━━━ Entries
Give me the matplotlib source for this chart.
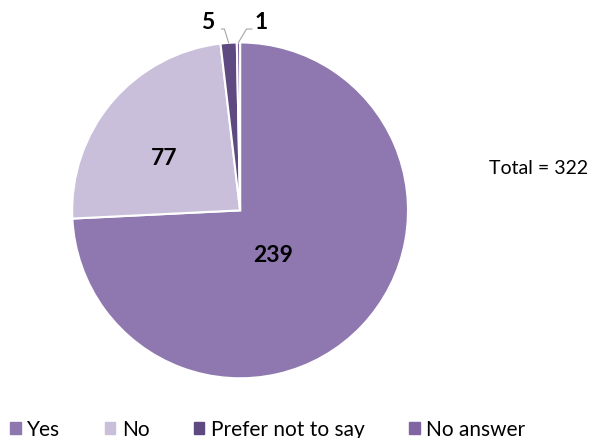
import numpy as np
import matplotlib.pyplot as plt

categories = ["Yes", "No", "Prefer not to say", "No answer"]
counts = [239, 77, 5, 1]
colors = ["#8E78AF", "#C9BFDB", "#5F4981", "#8165A3"]

plt.rcParams['font.family'] = ['Lato', 'DejaVu Sans']

fig = plt.figure(figsize=(5.91, 4.39), dpi=100)
ax = fig.add_axes([0.122, 0.136, 0.5685, 0.765])

wedges, _ = ax.pie(counts, colors=colors, startangle=90, counterclock=False,
                   wedgeprops=dict(edgecolor="white", linewidth=1.5))
ax.set_xlim(-1, 1)
ax.set_ylim(-1, 1)
ax.set_aspect("equal")

# inside labels
ax.text(0.196, -0.262, str(counts[0]), ha="center", va="center",
        fontsize=16.5, fontweight="bold")
ax.text(-0.452, 0.315, str(counts[1]), ha="center", va="center",
        fontsize=16.5, fontweight="bold")

# outside labels with leader lines
total = sum(counts)
ang = 90 - 360 * np.cumsum([0] + counts) / total
for i, (tx, ty, lx) in zip([2, 3], [(-0.196, 1.125, -0.11), (0.125, 1.125, 0.07)]):
    mid = np.deg2rad((ang[i] + ang[i + 1]) / 2)
    px, py = np.cos(mid), np.sin(mid)
    ax.plot([px, px + (lx - px) * 0.6, lx], [py, 1.08, 1.08],
            color="#A6A6A6", lw=0.8, clip_on=False)
    ax.text(tx, ty, str(counts[i]), ha="center", va="center",
            fontsize=16.5, fontweight="bold", clip_on=False)

fig.text(0.912, 0.617, "Total = %d" % total, ha="center", va="center", fontsize=14)

handles = [plt.Rectangle((0, 0), 1, 1, color=c) for c in colors]
fig.legend(handles, categories, loc="lower center", bbox_to_anchor=(0.453, -0.045),
           ncol=4, frameon=False, fontsize=15, handlelength=0.5,
           handleheight=0.5, handletextpad=0.3, columnspacing=2.15)

fig.savefig("out.png", dpi=100)
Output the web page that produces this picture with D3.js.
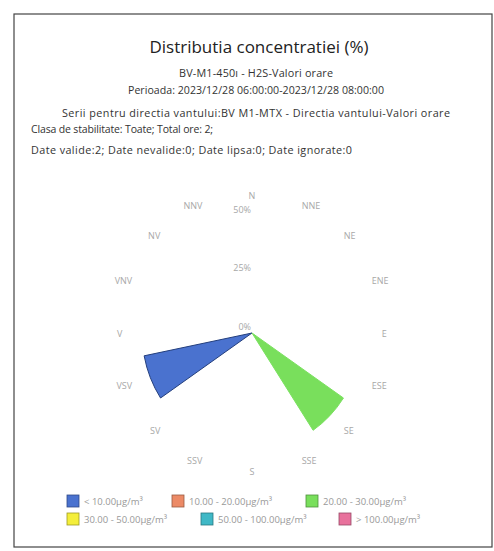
━━━━━━
• What is needed
Take the records above and transcribe them exactly, dropping every picture.

• Exercise answer
Give me the matplotlib source for this chart.
import numpy as np
import matplotlib.pyplot as plt

categories = ["Yes", "No", "Prefer not to say", "No answer"]
counts = [239, 77, 5, 1]
colors = ["#8E78AF", "#C9BFDB", "#5F4981", "#8165A3"]

plt.rcParams['font.family'] = ['Lato', 'DejaVu Sans']

fig = plt.figure(figsize=(5.91, 4.39), dpi=100)
ax = fig.add_axes([0.122, 0.136, 0.5685, 0.765])

wedges, _ = ax.pie(counts, colors=colors, startangle=90, counterclock=False,
                   wedgeprops=dict(edgecolor="white", linewidth=1.5))
ax.set_xlim(-1, 1)
ax.set_ylim(-1, 1)
ax.set_aspect("equal")

# inside labels
ax.text(0.196, -0.262, str(counts[0]), ha="center", va="center",
        fontsize=16.5, fontweight="bold")
ax.text(-0.452, 0.315, str(counts[1]), ha="center", va="center",
        fontsize=16.5, fontweight="bold")

# outside labels with leader lines
total = sum(counts)
ang = 90 - 360 * np.cumsum([0] + counts) / total
for i, (tx, ty, lx) in zip([2, 3], [(-0.196, 1.125, -0.11), (0.125, 1.125, 0.07)]):
    mid = np.deg2rad((ang[i] + ang[i + 1]) / 2)
    px, py = np.cos(mid), np.sin(mid)
    ax.plot([px, px + (lx - px) * 0.6, lx], [py, 1.08, 1.08],
            color="#A6A6A6", lw=0.8, clip_on=False)
    ax.text(tx, ty, str(counts[i]), ha="center", va="center",
            fontsize=16.5, fontweight="bold", clip_on=False)

fig.text(0.912, 0.617, "Total = %d" % total, ha="center", va="center", fontsize=14)

handles = [plt.Rectangle((0, 0), 1, 1, color=c) for c in colors]
fig.legend(handles, categories, loc="lower center", bbox_to_anchor=(0.453, -0.045),
           ncol=4, frameon=False, fontsize=15, handlelength=0.5,
           handleheight=0.5, handletextpad=0.3, columnspacing=2.15)

fig.savefig("out.png", dpi=100)
Output the web page that produces this picture with D3.js.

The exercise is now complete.